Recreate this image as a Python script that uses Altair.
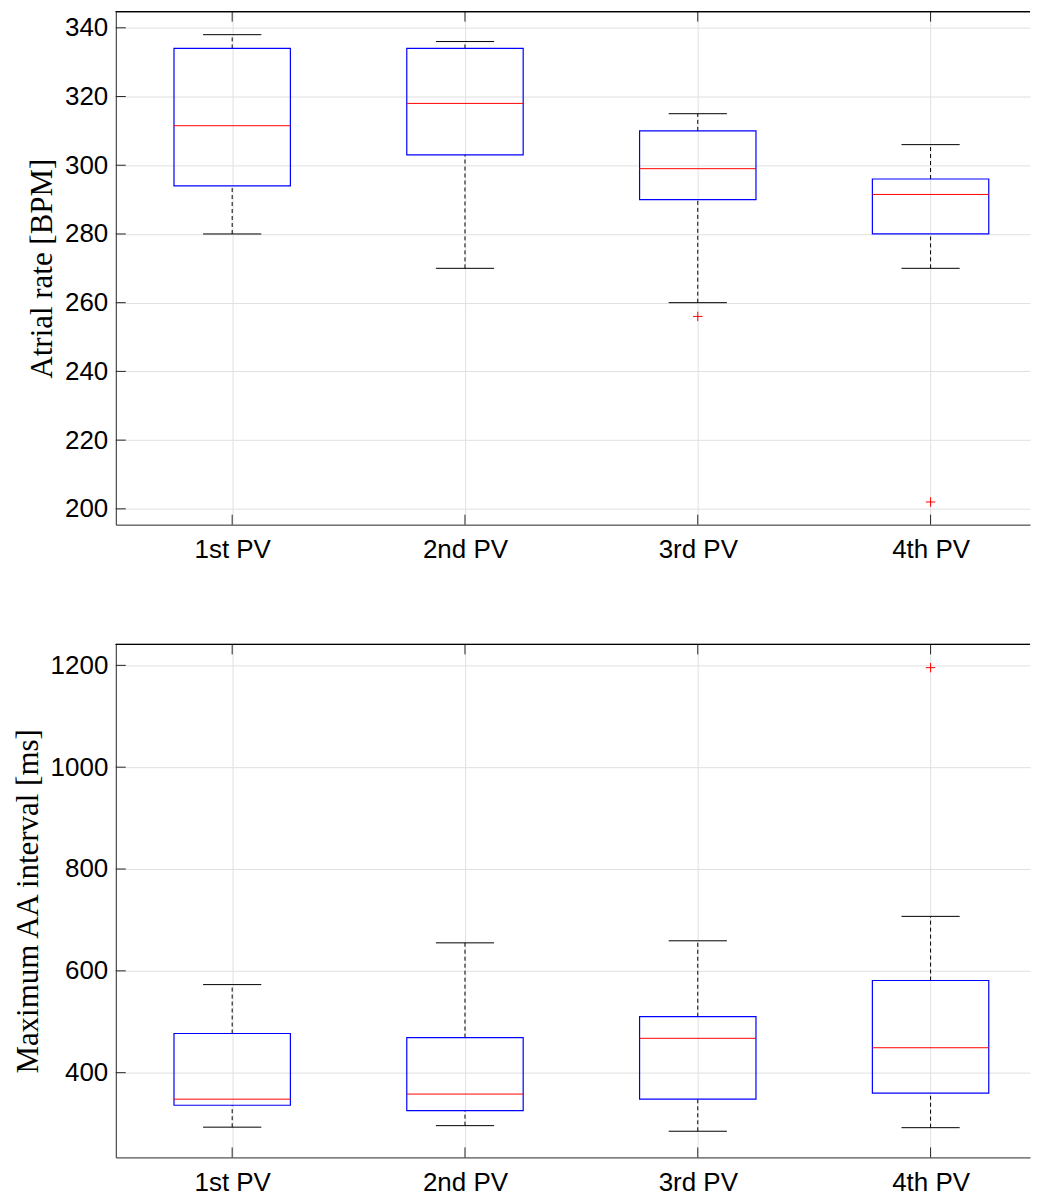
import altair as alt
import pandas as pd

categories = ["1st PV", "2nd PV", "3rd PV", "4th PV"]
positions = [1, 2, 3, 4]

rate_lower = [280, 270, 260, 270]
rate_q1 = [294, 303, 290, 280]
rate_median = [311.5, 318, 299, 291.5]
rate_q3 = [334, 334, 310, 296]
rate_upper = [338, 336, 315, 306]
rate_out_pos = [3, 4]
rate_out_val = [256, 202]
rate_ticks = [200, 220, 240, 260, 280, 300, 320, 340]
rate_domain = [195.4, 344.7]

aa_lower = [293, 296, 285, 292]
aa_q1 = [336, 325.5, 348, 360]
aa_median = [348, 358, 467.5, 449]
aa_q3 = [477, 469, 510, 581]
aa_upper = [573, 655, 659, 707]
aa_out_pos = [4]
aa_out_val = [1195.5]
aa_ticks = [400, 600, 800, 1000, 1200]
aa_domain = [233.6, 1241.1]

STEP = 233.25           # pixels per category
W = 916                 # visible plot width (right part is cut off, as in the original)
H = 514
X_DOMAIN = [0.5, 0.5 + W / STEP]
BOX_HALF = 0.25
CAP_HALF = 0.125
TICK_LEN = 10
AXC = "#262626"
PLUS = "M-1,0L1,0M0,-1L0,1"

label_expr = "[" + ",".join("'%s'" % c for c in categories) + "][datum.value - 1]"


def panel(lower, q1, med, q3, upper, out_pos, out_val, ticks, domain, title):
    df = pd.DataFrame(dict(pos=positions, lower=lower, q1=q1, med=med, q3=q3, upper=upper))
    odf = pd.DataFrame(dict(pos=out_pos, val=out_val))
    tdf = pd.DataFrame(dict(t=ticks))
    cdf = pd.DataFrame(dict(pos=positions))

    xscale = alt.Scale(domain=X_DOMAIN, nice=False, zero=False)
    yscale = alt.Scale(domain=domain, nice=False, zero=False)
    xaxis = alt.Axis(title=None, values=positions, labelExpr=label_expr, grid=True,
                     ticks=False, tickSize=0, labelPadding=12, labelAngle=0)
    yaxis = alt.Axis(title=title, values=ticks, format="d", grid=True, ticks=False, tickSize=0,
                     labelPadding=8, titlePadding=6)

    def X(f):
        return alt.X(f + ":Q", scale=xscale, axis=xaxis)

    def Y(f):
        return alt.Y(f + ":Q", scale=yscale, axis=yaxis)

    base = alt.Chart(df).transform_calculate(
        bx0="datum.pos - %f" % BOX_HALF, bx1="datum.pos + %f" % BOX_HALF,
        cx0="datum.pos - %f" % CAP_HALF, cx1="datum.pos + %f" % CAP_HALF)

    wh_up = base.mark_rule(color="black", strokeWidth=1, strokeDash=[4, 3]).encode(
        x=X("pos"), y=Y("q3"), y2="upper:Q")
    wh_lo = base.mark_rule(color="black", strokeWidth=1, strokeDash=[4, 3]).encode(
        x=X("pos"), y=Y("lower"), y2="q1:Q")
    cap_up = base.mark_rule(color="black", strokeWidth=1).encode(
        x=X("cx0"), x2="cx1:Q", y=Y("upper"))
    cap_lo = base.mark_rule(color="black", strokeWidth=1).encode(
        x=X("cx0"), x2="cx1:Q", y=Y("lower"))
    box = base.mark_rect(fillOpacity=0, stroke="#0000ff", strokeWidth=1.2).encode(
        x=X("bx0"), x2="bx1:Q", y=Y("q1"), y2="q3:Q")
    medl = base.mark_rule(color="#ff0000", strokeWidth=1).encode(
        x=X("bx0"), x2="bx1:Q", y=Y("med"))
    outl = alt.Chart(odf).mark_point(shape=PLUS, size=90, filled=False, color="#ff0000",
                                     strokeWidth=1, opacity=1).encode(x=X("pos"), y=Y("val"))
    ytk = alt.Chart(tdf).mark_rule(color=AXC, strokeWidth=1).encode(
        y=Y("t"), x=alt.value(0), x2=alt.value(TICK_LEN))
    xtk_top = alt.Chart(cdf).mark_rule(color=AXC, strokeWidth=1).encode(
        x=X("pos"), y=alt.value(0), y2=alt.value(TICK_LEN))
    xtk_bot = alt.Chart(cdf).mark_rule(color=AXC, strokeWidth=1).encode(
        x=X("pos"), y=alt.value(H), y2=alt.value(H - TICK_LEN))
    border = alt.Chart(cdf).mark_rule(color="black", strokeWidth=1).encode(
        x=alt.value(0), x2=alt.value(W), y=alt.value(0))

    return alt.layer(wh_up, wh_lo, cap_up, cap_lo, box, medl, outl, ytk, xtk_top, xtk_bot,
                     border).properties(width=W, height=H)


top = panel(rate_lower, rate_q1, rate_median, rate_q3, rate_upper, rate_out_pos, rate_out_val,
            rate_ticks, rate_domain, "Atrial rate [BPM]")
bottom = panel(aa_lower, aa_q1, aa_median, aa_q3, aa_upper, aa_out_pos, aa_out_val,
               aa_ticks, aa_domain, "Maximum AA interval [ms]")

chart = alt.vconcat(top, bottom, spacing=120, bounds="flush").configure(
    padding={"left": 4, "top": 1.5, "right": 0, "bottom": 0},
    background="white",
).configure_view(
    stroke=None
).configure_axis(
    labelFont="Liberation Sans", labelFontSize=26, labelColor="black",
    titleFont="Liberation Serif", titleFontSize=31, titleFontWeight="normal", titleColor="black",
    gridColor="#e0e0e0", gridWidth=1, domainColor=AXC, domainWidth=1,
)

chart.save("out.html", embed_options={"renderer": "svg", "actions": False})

Problem description:
Leave out the pictures and repeat exactly the lines from the start of the material through the line that contains "cdf = pd.DataFrame(dict(pos=positions))", both included.

Output for this task:
Recreate this image as a Python script that uses Altair.
import altair as alt
import pandas as pd

categories = ["1st PV", "2nd PV", "3rd PV", "4th PV"]
positions = [1, 2, 3, 4]

rate_lower = [280, 270, 260, 270]
rate_q1 = [294, 303, 290, 280]
rate_median = [311.5, 318, 299, 291.5]
rate_q3 = [334, 334, 310, 296]
rate_upper = [338, 336, 315, 306]
rate_out_pos = [3, 4]
rate_out_val = [256, 202]
rate_ticks = [200, 220, 240, 260, 280, 300, 320, 340]
rate_domain = [195.4, 344.7]

aa_lower = [293, 296, 285, 292]
aa_q1 = [336, 325.5, 348, 360]
aa_median = [348, 358, 467.5, 449]
aa_q3 = [477, 469, 510, 581]
aa_upper = [573, 655, 659, 707]
aa_out_pos = [4]
aa_out_val = [1195.5]
aa_ticks = [400, 600, 800, 1000, 1200]
aa_domain = [233.6, 1241.1]

STEP = 233.25           # pixels per category
W = 916                 # visible plot width (right part is cut off, as in the original)
H = 514
X_DOMAIN = [0.5, 0.5 + W / STEP]
BOX_HALF = 0.25
CAP_HALF = 0.125
TICK_LEN = 10
AXC = "#262626"
PLUS = "M-1,0L1,0M0,-1L0,1"

label_expr = "[" + ",".join("'%s'" % c for c in categories) + "][datum.value - 1]"


def panel(lower, q1, med, q3, upper, out_pos, out_val, ticks, domain, title):
    df = pd.DataFrame(dict(pos=positions, lower=lower, q1=q1, med=med, q3=q3, upper=upper))
    odf = pd.DataFrame(dict(pos=out_pos, val=out_val))
    tdf = pd.DataFrame(dict(t=ticks))
    cdf = pd.DataFrame(dict(pos=positions))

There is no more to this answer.